Entries with chart source code:

::::

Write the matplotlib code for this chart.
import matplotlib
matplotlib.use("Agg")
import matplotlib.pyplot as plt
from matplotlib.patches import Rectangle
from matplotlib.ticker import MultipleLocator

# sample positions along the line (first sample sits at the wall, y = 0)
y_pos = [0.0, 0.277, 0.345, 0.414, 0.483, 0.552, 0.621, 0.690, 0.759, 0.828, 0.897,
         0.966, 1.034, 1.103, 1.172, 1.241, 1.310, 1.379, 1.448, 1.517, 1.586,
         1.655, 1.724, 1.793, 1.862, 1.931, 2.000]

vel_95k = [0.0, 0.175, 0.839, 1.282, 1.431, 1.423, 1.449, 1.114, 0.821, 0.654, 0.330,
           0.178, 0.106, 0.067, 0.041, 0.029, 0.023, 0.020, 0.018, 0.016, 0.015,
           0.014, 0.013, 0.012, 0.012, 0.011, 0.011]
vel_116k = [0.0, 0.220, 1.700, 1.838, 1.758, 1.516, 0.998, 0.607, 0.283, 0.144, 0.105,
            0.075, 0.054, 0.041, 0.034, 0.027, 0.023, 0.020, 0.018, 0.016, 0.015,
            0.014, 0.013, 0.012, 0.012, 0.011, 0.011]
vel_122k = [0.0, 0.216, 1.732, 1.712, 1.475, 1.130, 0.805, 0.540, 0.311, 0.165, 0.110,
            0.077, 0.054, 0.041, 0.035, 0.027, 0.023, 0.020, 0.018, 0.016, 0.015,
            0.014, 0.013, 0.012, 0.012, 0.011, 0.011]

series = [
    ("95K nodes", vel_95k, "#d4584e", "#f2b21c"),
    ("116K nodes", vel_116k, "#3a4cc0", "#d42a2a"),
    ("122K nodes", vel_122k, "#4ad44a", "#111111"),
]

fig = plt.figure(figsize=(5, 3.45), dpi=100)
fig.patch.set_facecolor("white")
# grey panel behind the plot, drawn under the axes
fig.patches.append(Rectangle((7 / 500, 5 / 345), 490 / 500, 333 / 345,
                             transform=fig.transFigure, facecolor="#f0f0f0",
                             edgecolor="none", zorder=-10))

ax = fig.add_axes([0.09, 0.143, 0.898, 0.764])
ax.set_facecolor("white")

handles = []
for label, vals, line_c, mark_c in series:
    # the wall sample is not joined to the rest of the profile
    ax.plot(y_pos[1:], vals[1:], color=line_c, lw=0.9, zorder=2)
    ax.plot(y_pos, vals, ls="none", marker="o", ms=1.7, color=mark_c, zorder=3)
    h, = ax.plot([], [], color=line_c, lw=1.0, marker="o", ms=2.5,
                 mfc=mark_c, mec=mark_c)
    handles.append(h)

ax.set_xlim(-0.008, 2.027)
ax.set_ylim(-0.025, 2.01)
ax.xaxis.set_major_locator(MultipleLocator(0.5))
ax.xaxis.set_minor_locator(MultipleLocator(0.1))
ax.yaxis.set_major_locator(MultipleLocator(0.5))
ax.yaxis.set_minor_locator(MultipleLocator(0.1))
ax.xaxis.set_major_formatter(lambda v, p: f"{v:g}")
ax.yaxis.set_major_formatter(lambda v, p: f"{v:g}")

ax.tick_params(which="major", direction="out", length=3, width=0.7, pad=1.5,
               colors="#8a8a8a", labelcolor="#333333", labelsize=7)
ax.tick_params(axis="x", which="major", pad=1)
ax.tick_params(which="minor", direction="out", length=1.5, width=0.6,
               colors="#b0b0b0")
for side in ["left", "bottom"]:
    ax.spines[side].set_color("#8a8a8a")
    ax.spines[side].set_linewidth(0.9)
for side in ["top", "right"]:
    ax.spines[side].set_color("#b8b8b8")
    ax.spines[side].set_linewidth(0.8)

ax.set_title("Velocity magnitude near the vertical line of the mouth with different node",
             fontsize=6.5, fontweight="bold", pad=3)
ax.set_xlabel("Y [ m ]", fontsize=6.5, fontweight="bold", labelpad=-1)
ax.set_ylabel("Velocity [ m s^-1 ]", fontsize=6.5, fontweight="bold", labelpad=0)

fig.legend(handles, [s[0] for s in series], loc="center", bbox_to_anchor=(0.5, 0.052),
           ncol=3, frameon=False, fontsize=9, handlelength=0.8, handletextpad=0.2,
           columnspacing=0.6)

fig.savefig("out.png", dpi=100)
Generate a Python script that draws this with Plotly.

::::

Please output the exact lines of the records above, beginning with the first and stopping after the line that holds "handles.append(h)", and nothing else.

— RESULT OF THE EXERCISE —
Write the matplotlib code for this chart.
import matplotlib
matplotlib.use("Agg")
import matplotlib.pyplot as plt
from matplotlib.patches import Rectangle
from matplotlib.ticker import MultipleLocator

# sample positions along the line (first sample sits at the wall, y = 0)
y_pos = [0.0, 0.277, 0.345, 0.414, 0.483, 0.552, 0.621, 0.690, 0.759, 0.828, 0.897,
         0.966, 1.034, 1.103, 1.172, 1.241, 1.310, 1.379, 1.448, 1.517, 1.586,
         1.655, 1.724, 1.793, 1.862, 1.931, 2.000]

vel_95k = [0.0, 0.175, 0.839, 1.282, 1.431, 1.423, 1.449, 1.114, 0.821, 0.654, 0.330,
           0.178, 0.106, 0.067, 0.041, 0.029, 0.023, 0.020, 0.018, 0.016, 0.015,
           0.014, 0.013, 0.012, 0.012, 0.011, 0.011]
vel_116k = [0.0, 0.220, 1.700, 1.838, 1.758, 1.516, 0.998, 0.607, 0.283, 0.144, 0.105,
            0.075, 0.054, 0.041, 0.034, 0.027, 0.023, 0.020, 0.018, 0.016, 0.015,
            0.014, 0.013, 0.012, 0.012, 0.011, 0.011]
vel_122k = [0.0, 0.216, 1.732, 1.712, 1.475, 1.130, 0.805, 0.540, 0.311, 0.165, 0.110,
            0.077, 0.054, 0.041, 0.035, 0.027, 0.023, 0.020, 0.018, 0.016, 0.015,
            0.014, 0.013, 0.012, 0.012, 0.011, 0.011]

series = [
    ("95K nodes", vel_95k, "#d4584e", "#f2b21c"),
    ("116K nodes", vel_116k, "#3a4cc0", "#d42a2a"),
    ("122K nodes", vel_122k, "#4ad44a", "#111111"),
]

fig = plt.figure(figsize=(5, 3.45), dpi=100)
fig.patch.set_facecolor("white")
# grey panel behind the plot, drawn under the axes
fig.patches.append(Rectangle((7 / 500, 5 / 345), 490 / 500, 333 / 345,
                             transform=fig.transFigure, facecolor="#f0f0f0",
                             edgecolor="none", zorder=-10))

ax = fig.add_axes([0.09, 0.143, 0.898, 0.764])
ax.set_facecolor("white")

handles = []
for label, vals, line_c, mark_c in series:
    # the wall sample is not joined to the rest of the profile
    ax.plot(y_pos[1:], vals[1:], color=line_c, lw=0.9, zorder=2)
    ax.plot(y_pos, vals, ls="none", marker="o", ms=1.7, color=mark_c, zorder=3)
    h, = ax.plot([], [], color=line_c, lw=1.0, marker="o", ms=2.5,
                 mfc=mark_c, mec=mark_c)
    handles.append(h)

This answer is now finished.